TASK GOAL — Of all the lines in the material, how many contain the word "chart"? State the number alone.

----

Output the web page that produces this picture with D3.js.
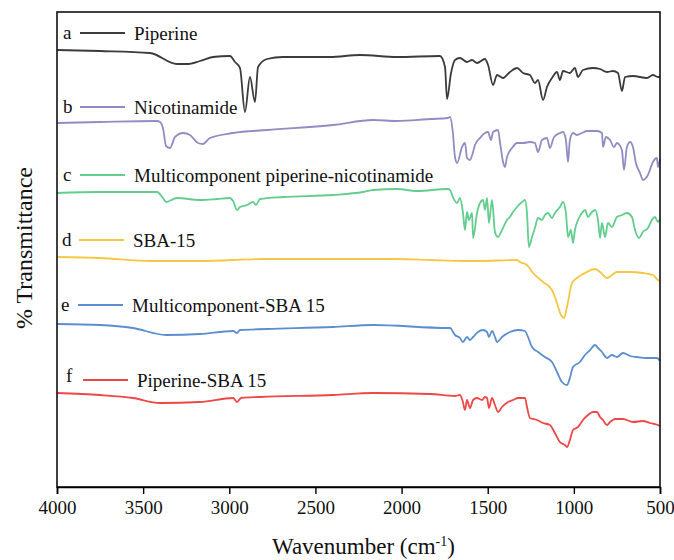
<!DOCTYPE html>
<html>
<head>
<meta charset="utf-8">
<script src="https://cdn.jsdelivr.net/npm/d3@7"></script>
<style>
  body { margin: 0; background: #fff; }
  text { font-family: "Liberation Serif", "Times New Roman", serif; fill: #111; }
</style>
</head>
<body>
<div id="chart"></div>
<script>
// FTIR spectra, stacked (arbitrary transmittance units), [wavenumber, T]
var piperine = [[4000,439],[3750,438],[3460,436],[3304,425],[3245,425],[3170,428],[3095,432],[2996,433],[2967,427],[2938,421],[2909,377],[2880,412],[2851,387],[2833,422],[2781,430],[2688,432],[2416,432],[2241,434],[2027,432],[1777,433],[1748,422],[1736,390],[1713,416],[1690,429],[1661,431],[1620,427],[1591,429],[1562,426],[1516,430],[1498,424],[1469,404],[1446,414],[1411,411],[1371,417],[1330,421],[1295,416],[1255,414],[1226,406],[1208,409],[1179,389],[1156,402],[1127,411],[1098,417],[1081,409],[1063,418],[1023,416],[994,421],[976,412],[947,419],[889,421],[848,420],[808,417],[773,418],[744,416],[721,398],[703,412],[657,413],[576,411],[541,414],[512,412],[500,412]];

var nicotinamide = [[4000,366],[3750,367],[3420,368],[3402,367],[3385,361],[3367,343],[3344,341],[3315,352],[3269,356],[3228,354],[3182,346],[3153,345],[3112,351],[2978,356],[2781,359],[2398,364],[2166,369],[2027,368],[1835,370],[1731,371],[1719,372],[1702,356],[1690,332],[1678,326],[1649,342],[1632,346],[1620,331],[1603,329],[1585,337],[1574,344],[1545,351],[1516,356],[1498,357],[1481,349],[1469,357],[1440,359],[1429,347],[1411,327],[1400,322],[1388,332],[1359,341],[1330,346],[1295,346],[1255,347],[1226,346],[1208,337],[1185,349],[1156,351],[1139,341],[1115,352],[1081,356],[1063,357],[1046,349],[1034,327],[1023,349],[1005,356],[982,354],[953,356],[924,358],[866,358],[837,356],[831,342],[814,352],[790,349],[767,342],[750,346],[721,339],[709,319],[692,342],[674,347],[657,342],[640,326],[616,316],[599,309],[570,314],[541,327],[518,331],[512,322],[500,330]];

var multicomponent = [[4000,296],[3750,297],[3420,297],[3385,291],[3367,287],[3304,291],[3170,289],[3071,290],[2996,291],[2978,288],[2955,279],[2938,282],[2897,284],[2862,287],[2845,284],[2822,290],[2688,292],[2398,294],[2224,297],[2166,299],[2027,300],[1911,298],[1731,300],[1719,299],[1702,292],[1678,286],[1661,291],[1644,277],[1632,259],[1620,277],[1609,269],[1591,276],[1585,251],[1562,276],[1545,286],[1527,289],[1516,279],[1504,291],[1493,266],[1475,289],[1458,257],[1440,252],[1417,259],[1388,269],[1371,272],[1353,277],[1330,282],[1301,287],[1284,289],[1272,276],[1261,242],[1243,252],[1226,261],[1208,271],[1185,269],[1168,274],[1150,276],[1127,271],[1110,276],[1081,282],[1063,287],[1046,276],[1034,252],[1017,259],[1005,246],[994,259],[976,269],[953,276],[935,279],[918,272],[895,277],[877,279],[860,269],[848,251],[837,266],[819,252],[802,266],[779,262],[750,272],[721,274],[692,276],[663,272],[645,259],[622,251],[599,257],[570,261],[547,269],[529,272],[512,267],[500,270]];

var sba15 = [[4000,232],[3750,231],[3460,228],[3170,228],[2781,230],[2398,230],[2027,230],[1835,229],[1644,228],[1562,228],[1330,229],[1313,227],[1272,224],[1237,216],[1179,207],[1127,199],[1098,186],[1075,174],[1057,171],[1040,182],[1011,206],[982,211],[924,217],[877,220],[848,217],[808,211],[779,214],[750,217],[674,217],[599,216],[541,214],[512,209],[500,208]];

var multiSba = [[4000,165],[3750,164],[3559,161],[3367,154],[3170,155],[2978,158],[2955,156],[2938,159],[2781,160],[2398,162],[2166,164],[1731,161],[1719,161],[1690,154],[1661,151],[1644,147],[1620,152],[1603,149],[1585,152],[1557,157],[1527,159],[1504,157],[1493,152],[1475,158],[1458,152],[1446,147],[1417,152],[1371,157],[1324,159],[1284,158],[1266,152],[1243,142],[1208,137],[1168,132],[1127,127],[1098,117],[1069,107],[1040,104],[1023,111],[1005,122],[965,127],[935,134],[906,139],[877,144],[860,141],[837,137],[808,131],[779,134],[750,132],[715,136],[674,133],[634,132],[576,131],[518,131],[500,128]];

var piperineSba = [[4000,96],[3750,94],[3559,91],[3402,86],[3170,87],[2978,91],[2955,87],[2932,91],[2822,92],[2398,94],[2166,96],[1835,95],[1690,93],[1661,94],[1644,87],[1632,79],[1620,89],[1603,81],[1585,89],[1562,91],[1533,89],[1516,92],[1504,91],[1493,81],[1475,91],[1458,84],[1440,77],[1417,82],[1382,87],[1353,89],[1324,91],[1284,91],[1272,82],[1255,71],[1214,69],[1179,66],[1139,64],[1110,56],[1081,47],[1052,44],[1040,42],[1023,49],[1005,59],[976,62],[947,69],[918,74],[889,77],[866,77],[848,72],[831,69],[808,64],[790,67],[761,70],[715,70],[657,67],[599,68],[558,66],[512,64],[500,63]];

var letters = ["a", "b", "c", "d", "e", "f"];
var names = ["Piperine", "Nicotinamide", "Multicomponent piperine-nicotinamide", "SBA-15", "Multicomponent-SBA 15", "Piperine-SBA 15"];
var colors = ["#3b3b3b", "#8f8dc1", "#62cd8c", "#f6c744", "#5b8ed0", "#ef4646"];
var xTicks = [4000, 3500, 3000, 2500, 2000, 1500, 1000, 500];

var series = [piperine, nicotinamide, multicomponent, sba15, multiSba, piperineSba];

const margin = { top: 12, right: 14, bottom: 73, left: 57 };
const width = 674 - margin.left - margin.right;
const height = 560 - margin.top - margin.bottom;

const svg = d3.select("#chart")
  .append("svg")
    .attr("width", 674)
    .attr("height", 560)
  .append("g")
    .attr("transform", `translate(${margin.left},${margin.top})`);

const x = d3.scaleLinear().domain([4000, 500]).range([0, width]);
const y = d3.scaleLinear().domain([2, 477]).range([height, 0]);

// spectra
const line = d3.line()
  .x(d => x(d[0]))
  .y(d => y(d[1]))
  .curve(d3.curveMonotoneX);

svg.selectAll(".spec")
  .data(series)
  .join("path")
    .attr("class", "spec")
    .attr("d", line)
    .attr("fill", "none")
    .attr("stroke", (d, i) => colors[i])
    .attr("stroke-width", 1.8)
    .attr("stroke-linejoin", "round");

// labels: letter, short line, name (layout in plot units)
const legendAt = [456, 382, 314, 249, 184, 113];
const legendDx = [0, 0, 0, -1, -2, 3];

const leg = svg.selectAll(".leg")
  .data(names)
  .join("g")
    .attr("class", "leg")
    .attr("transform", (d, i) => `translate(${6 + legendDx[i]},${y(legendAt[i])})`);

leg.append("text")
  .attr("x", 0)
  .attr("y", 6)
  .style("font-size", "19px")
  .text((d, i) => letters[i]);

leg.append("line")
  .attr("x1", 17).attr("x2", 62)
  .attr("y1", (d, i) => i === 5 ? 4 : 0)
  .attr("y2", (d, i) => i === 5 ? 4 : 0)
  .attr("stroke", (d, i) => colors[i])
  .attr("stroke-width", 1.8);

leg.append("text")
  .attr("x", 71)
  .attr("y", (d, i) => i === 5 ? 11 : 7)
  .style("font-size", "19px")
  .text(d => d);

// frame
svg.append("rect")
  .attr("width", width)
  .attr("height", height)
  .attr("fill", "none")
  .attr("stroke", "#111")
  .attr("stroke-width", 1.6);

// x axis
const xAxis = svg.append("g")
  .attr("transform", `translate(0,${height})`)
  .call(d3.axisBottom(x).tickValues(xTicks).tickSize(7).tickPadding(7).tickFormat(d3.format("d")));
xAxis.select(".domain").attr("stroke-width", 1.6);
xAxis.selectAll(".tick line").attr("stroke-width", 1.4);
xAxis.selectAll("text")
  .style("font-family", "Liberation Serif, serif")
  .style("font-size", "19px")
  .attr("fill", "#111");

// axis titles
const xt = svg.append("text")
  .attr("x", width / 2 + 5)
  .attr("y", height + 67)
  .attr("text-anchor", "middle")
  .style("font-size", "23px");
xt.append("tspan").text("Wavenumber (cm");
xt.append("tspan").attr("dy", -8).style("font-size", "14px").text("-1");
xt.append("tspan").attr("dy", 8).text(")");

svg.append("text")
  .attr("transform", `translate(${-margin.left + 32},${236}) rotate(-90)`)
  .attr("text-anchor", "middle")
  .style("font-size", "24px")
  .text("% Transmittance");
</script>
</body>
</html>
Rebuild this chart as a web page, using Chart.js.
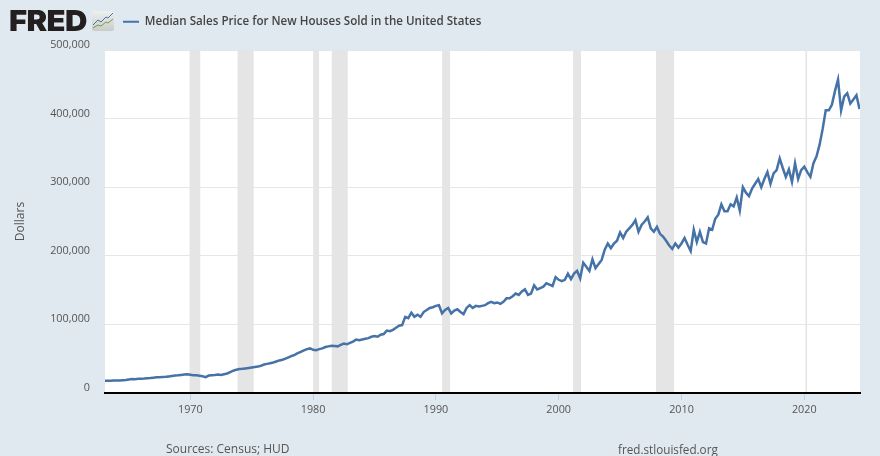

----

EXERCISE RESULT — 3